Page 3873 - Week 11 - Tuesday, 19 September 2017
Based on these findings, we know that younger women are at greater risk of drink spiking than any other members of our community. Interpersonal violence in any form is not acceptable in our community, and the government takes the issue of sexual assault seriously. Of course, not all victims of drink spiking are sexually assaulted, but we know that there is considerable under-reporting of the crime, which is common also in other forms of personal violence.
The Australian Institute of Criminology found that in 2002-03 between 60 and 70 per cent of drink spiking incidents involved no additional victimisation other than the act of drugging a person without their knowledge, and only one-third of incidents involved sexual assault. At present, it is difficult for police to lay an appropriate charge for drink spiking incidents. If the victim is not seriously or fatally injured or does not experience sexual assault, a suitable charge is not available.
Even where sexual assault is not involved, victims experience considerable distress from the incident. Commonly reported effects include memory loss, nausea, vomiting, lethargy, dizziness and unconsciousness. The new offences recognise the seriousness of being victimised in such a way. They address the gap in our legislation to ensure that all victims of drink spiking have access to justice.

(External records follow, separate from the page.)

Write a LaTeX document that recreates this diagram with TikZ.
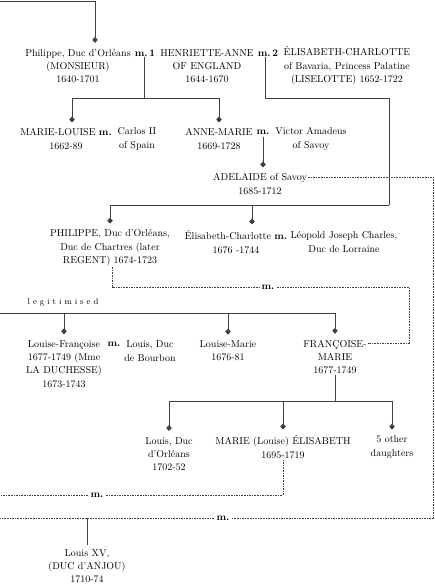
\documentclass[tikz,border=0pt]{standalone}
\usetikzlibrary{arrows.meta, calc}

\begin{document}
\begin{tikzpicture}[
    % GLOBAL CFG
    x=1pt, y=-1pt,
    % Styles
    person/.style={% For the names
        align=center,
        inner sep=1pt,
        text=black,
        font=\fontsize{10}{13.3}\selectfont,
        },
    mlabel/.style={% For the m. labels
        inner sep=2.5pt,
        text=black,
        font=\fontsize{10}{13.3}\selectfont\bfseries,
        },
    link/.style={% Solid lines
        draw=black!75,
        line width=0.8pt,
        },
    kid/.style={% Lines ending in a diamond
        link,
        -{Diamond[length=6pt,width=5.5pt]},
        shorten >=5pt,
        },
    marriage/.style={% Dashed lines for marriages
        draw=black!75,
        line width=0.7pt,
        dash pattern=on 1.6pt off 1pt,
        },
    ]
\useasboundingbox (0,0) rectangle (435,586);
% Draw the first generation
\node [person] (phil) at (78,66) {Philippe, Duc d'Orléans\\(MONSIEUR)\\1640-1701};
\node [mlabel, inner sep=1pt] (m1) at (145,53) {m.\,1};
\node [person] (henr) at (207,66) {HENRIETTE-ANNE\\OF ENGLAND\\1644-1670};
\node [mlabel, inner sep=1pt] (m2) at (268,53) {m.\,2};
\node [person] (elis) at (347,66) {ÉLISABETH-CHARLOTTE\\of Bavaria, Princess Palatine\\(LISELOTTE) 1652-1722};
% Draw the children of the first marriage
\node [person] (mlou) at (66,139) {MARIE-LOUISE \textbf{m.}\\1662-89};
\node [person] (carl) at (137,139) {Carlos II\\of Spain};
\node [person] (anne) at (219,139) {ANNE-MARIE\\1669-1728};
\node [mlabel] (m3) at (263,132) {m.};
\node [person] (vict) at (311,139) {Victor Amadeus\\of Savoy};
\node [person] (adel) at (260,184) {ADELAIDE of Savoy\\1685-1712};
% Draw the children of the second marriage
\node [person] (phpr) at (110,248) {PHILIPPE, Duc d'Orléans,\\Duc de Chartres (later\\REGENT) 1674-1723};
\node [person] (eche) at (236,242) {Élisabeth-Charlotte \textbf{m.}\\1676 -1744};
\node [person] (leop) at (344,242) {Léopold Joseph Charles,\\Duc de Lorraine};
% Draw the legitimised children
\node [text=black, font=\fontsize{8.5}{10}\selectfont] (legi) at (63,302)
    {l\kern3pt e\kern3pt g\kern3pt i\kern3pt t\kern3pt i\kern3pt m\kern3pt i\kern3pt s\kern3pt e\kern3pt d};
\node [person] (lfra) at (64,364) {Louise-Françoise\\1677-1749 (Mme\\LA DUCHESSE)\\1673-1743};
\node [mlabel] (m4) at (114,344) {m.};
\node [person] (lbou) at (150,351) {Louis, Duc\\de Bourbon};
\node [person] (lmar) at (228,351) {Louise-Marie\\1676-81};
\node [person] (fmar) at (335,357) {FRANÇOISE-\\MARIE\\1677-1749};
% Draw the grandchildren
\node [person] (lduc) at (169,454) {Louis, Duc\\d'Orléans\\1702-52};
\node [person] (mlel) at (283,447) {MARIE (Louise) ÉLISABETH\\1695-1719};
\node [person] (oth) at (392,447) {5 other\\daughters};
\node [person] (lxv) at (87,566) {Louis XV,\\(DUC d'ANJOU)\\1710-74};
% Marriage labels on the dashed lines
\node [mlabel] (m7) at (268,287) {m.};
\node [mlabel] (m5) at (97,495) {m.};
\node [mlabel] (m6) at (223,518) {m.};
% Junctions
\coordinate (tl) at (0,1);
\coordinate (j1) at (144,98);
\coordinate (j2) at (265,98);
\coordinate (j3) at (389,98);
\coordinate (j4) at (389,205);
\coordinate (lj) at (0,313);
\coordinate (j7) at (335,401);
\coordinate (jd) at (409,343);
\coordinate (jr) at (433,518);
\coordinate (lm) at (0,495);
\coordinate (lb) at (0,518);
% Start connecting all.
\draw [kid] (tl) -| ([xshift=17pt]phil.north);
\draw [link] (j1 |- m1.south) -- (j1);
\draw [kid] (j1) -| ([xshift=6pt]mlou.north);
\draw [kid] (j1) -| (anne.north);
\draw [kid] (m3.south) -- (m3.south |- adel.north);
\draw [link] (j2 |- m2.south) -- (j2) -- (j3) -- (j4);
\draw [kid] (j4) -| (phpr.north);
\draw [kid] (j4) -| ([xshift=16pt]eche.north);
% Legitimised line
\draw [link] (lj) -- (lj -| fmar.north);
\draw [kid] (lj -| lfra.north) -- (lfra.north);
\draw [kid] (lj -| lmar.north) -- (lmar.north);
\draw [kid] (lj -| fmar.north) -- (fmar.north);
\draw [link] (fmar.south) -- (j7);
\draw [link] (j7 -| lduc.north) -- (j7 -| oth.north);
\draw [kid] (j7 -| lduc.north) -- (lduc.north);
\draw [kid] (j7 -| mlel.north) -- (mlel.north);
\draw [kid] (j7 -| oth.north) -- (oth.north);
% Marriages
\draw [marriage] ([xshift=2pt]phpr.south) |- (m7) -| (jd) -- (jd -| fmar.east);
\draw [marriage] (mlel.south) |- (m5) -- (lm);
\draw [marriage] ([yshift=7pt]adel.east) -| (jr) -- (m6) -- (lb);
\draw [link, shorten >=3pt] (lxv.north |- jr) -- (lxv.north);
\end{tikzpicture}
\end{document}
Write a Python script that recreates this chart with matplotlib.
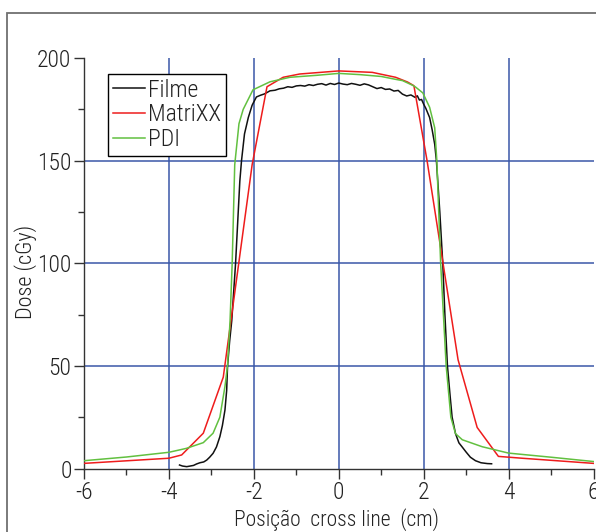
import matplotlib
matplotlib.use("Agg")
import matplotlib.pyplot as plt
from matplotlib.patches import Rectangle
from matplotlib.ticker import MultipleLocator

plt.rcParams['font.family'] = ['Roboto Condensed', 'DejaVu Sans']
plt.rcParams['font.weight'] = 'light'
plt.rcParams['axes.labelweight'] = 'light'

# ---- data ----
filme_x = [-3.75, -3.68, -3.58, -3.50, -3.42, -3.35, -3.27, -3.18, -3.11, -3.04, -2.96, -2.88,
           -2.80, -2.74, -2.68, -2.64, -2.62, -2.57, -2.52, -2.43, -2.33, -2.29, -2.22, -2.13,
           -2.04, -1.94, -1.85, -1.75, -1.62, -1.5, -1.4, -1.3, -1.2, -1.1, -1.0, -0.9, -0.8,
           -0.7, -0.6, -0.5, -0.4, -0.3, -0.2, -0.1, 0.0, 0.1, 0.2, 0.3, 0.4, 0.5, 0.6, 0.7,
           0.8, 0.9, 1.0, 1.1, 1.2, 1.3, 1.4, 1.5, 1.6, 1.7, 1.8, 1.85, 1.9, 1.95, 2.0, 2.05,
           2.1, 2.14, 2.2, 2.26, 2.3, 2.38, 2.45, 2.5, 2.56, 2.62, 2.67, 2.75, 2.83, 2.91, 3.0,
           3.1, 3.22, 3.35, 3.5, 3.6]
filme_y = [1.7, 1.2, 0.9, 1.2, 1.5, 2.2, 2.8, 3.2, 4.1, 5.5, 7.4, 10.5,
           15.5, 21, 28.5, 38, 49.6, 62, 72, 100, 140, 150, 163, 171,
           177, 181, 181.8, 182.5, 184, 184.3, 185, 185.3, 186, 185.7, 186.4, 186.6, 186.3,
           187.0, 186.6, 187.2, 187.5, 186.8, 187.6, 187.1, 187.8, 187.3, 187.0, 187.6, 187.2, 186.7, 187.4, 186.9,
           186.0, 185.1, 185.6, 184.7, 184.9, 183.9, 184.2, 182.4, 181.5, 182.0, 180.8, 181.6, 179.5, 179.8, 177.5, 175.5,
           173, 171, 165, 158, 150, 125, 100, 75, 50, 36, 25, 17, 12.5, 10.4, 8,
           5.5, 3.8, 2.8, 2.4, 2.3]

matrixx_x = [-6.0, -4.0, -3.7, -3.19, -2.72, -2.04, -1.69, -1.31, -0.92, 0.0, 0.79, 1.34, 1.62,
             1.77, 2.08, 2.81, 3.26, 3.76, 4.32, 6.0]
matrixx_y = [2.5, 5.0, 6.6, 17.2, 44.5, 148, 186, 190.6, 192.2, 193.7, 193.0, 190.6, 188.3,
             186.5, 150, 53, 20, 5.9, 5.0, 2.5]

pdi_x = [-6.0, -5.0, -4.0, -3.59, -3.19, -2.96, -2.8, -2.68, -2.62, -2.56, -2.51, -2.45, -2.35,
         -2.25, -2.02, -1.62, -1.15, -0.5, 0.0, 0.5, 1.0, 1.34, 1.5, 1.73, 1.8, 1.98, 2.14, 2.26,
         2.31, 2.40, 2.53, 2.64, 2.75, 2.91, 3.38, 4.0, 5.0, 6.0]
pdi_y = [3.8, 5.6, 7.9, 9.8, 12.6, 17.2, 25, 40, 50, 72, 100, 148, 168,
         175, 184.5, 188.4, 190.6, 191.6, 192.5, 191.9, 191.0, 189.6, 189.0, 186.8, 186, 183, 176, 166,
         150, 100, 50, 25, 17, 14, 10.6, 7.5, 5.5, 3.4]

x_ticks = [-6, -4, -2, 0, 2, 4, 6]
y_ticks = [0, 50, 100, 150, 200]
grid_x = [-4, -2, 0, 2, 4]
grid_y = [50, 100, 150]

# ---- figure ----
W, H = 596, 532
fig = plt.figure(figsize=(W / 100, H / 100), dpi=100)
ax = fig.add_axes([84 / W, 1 - 468.5 / H, (593.5 - 84) / W, (468.5 - 58) / H])

# outer frame (partly outside the picture)
fig.patches.append(Rectangle((7 / W, -0.2), 1.3, 0.2 + (1 - 13 / H), transform=fig.transFigure,
                             fill=False, edgecolor='#707070', linewidth=1.3, clip_on=False))

grid_col = '#3a57a8'
for gx in grid_x:
    ax.axvline(gx, color=grid_col, lw=1.1, zorder=1)
for gy in grid_y:
    ax.axhline(gy, color=grid_col, lw=1.1, zorder=1)

ax.plot(filme_x, filme_y, color='#111111', lw=1.1, label='Filme', zorder=3)
ax.plot(matrixx_x, matrixx_y, color='#ee1c1c', lw=1.1, label='MatriXX', zorder=3)
ax.plot(pdi_x, pdi_y, color='#62c040', lw=1.1, label='PDI', zorder=3)

ax.set_xlim(-6, 6)
ax.set_ylim(0, 200)
ax.set_xticks(x_ticks)
ax.set_yticks(y_ticks)
ax.set_xticklabels([str(v) for v in x_ticks])
ax.set_yticklabels([str(v) for v in y_ticks])
ax.xaxis.set_minor_locator(MultipleLocator(1))
ax.yaxis.set_minor_locator(MultipleLocator(25))

for s in ['top', 'right']:
    ax.spines[s].set_visible(False)
for s in ['left', 'bottom']:
    ax.spines[s].set_color('#333333')
    ax.spines[s].set_linewidth(1.0)

tick_col = '#333333'
ax.tick_params(which='major', direction='out', length=7, width=1.0, color=tick_col,
               labelsize=17, labelcolor='#222222', pad=2)
ax.tick_params(which='minor', direction='out', length=4, width=1.0, color=tick_col)

ax.set_xlabel('Posição  cross line  (cm)', fontsize=15.5, color='#222222', fontweight='light')
ax.xaxis.set_label_coords((336 - 84) / 509.5, -(531 - 468.5) / 410.5)
ax.xaxis.label.set_va('bottom')
ax.set_ylabel('Dose (cGy)', fontsize=16, color='#222222', fontweight='light')
ax.yaxis.set_label_coords(-(84 - 37) / 509.5, (468.5 - 272) / 410.5)

leg = ax.legend(loc='upper left', bbox_to_anchor=((108 - 84) / 509.5, (468.5 - 74) / 410.5),
                borderaxespad=0, fontsize=17, frameon=True, fancybox=False,
                edgecolor='black', framealpha=1, handlelength=1.35, handletextpad=0.15,
                labelspacing=0.07, borderpad=0.2)
leg.get_frame().set_linewidth(1.0)
for t in leg.get_texts():
    t.set_color('#222222')

fig.savefig('out.png', dpi=100)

The Canberra Rape Crisis Centre advised that alcohol is the substance that is mostly used in drink spiking incidents. The new drink spiking offence also covers circumstances where a person expects to be given a drink containing alcohol but is given a drink which contains more than the alcohol that was expected, if the person giving them the drink intended to cause them some harm. The Canberra Rape Crisis Centre is supportive of these new offences, as young women regularly seek support from the Canberra Rape Crisis Centre after a drink spiking incident has occurred.
Drink spiking causes victims to become traumatised in a compounded way. We all hear stories from people, mainly women, who have continually questioned themselves because they have either trusted someone to handle their drink and ended up the victim of an incident or, as is common, experience anxiety, regret and self-doubt about whether they actually were drugged or not. Victims are often unaware that the memory loss and other effects they are experiencing are a result of drink spiking. It is more difficult for victims of crime to overcome the trauma they experience if they are unaware of the details of the crime. The new offences will provide access to justice to victims to assist them to overcome trauma.
There are some challenges in the enforcement of a drink spiking offence. In 2015-16, 16 incidents involving drink spiking were reported to ACT Policing. It is likely that this offence is underreported, either due to the delay in victims realising that their drink was spiked or through victims not realising that their drink was spiked at all due to the high level of intoxication. If a victim is delayed in realising that their drink was spiked, they may miss the short time frame available to participate in medical testing to confirm drink spiking. Memory loss and unconsciousness may make it difficult for victims to participate in testing. To address this difficulty with collecting evidence, it is important that we continue to raise awareness about drink spiking across Canberra. The more aware of drink spiking the community is, the more likely it is that a person will attend a police station or a hospital if they suspect that their drink has been spiked.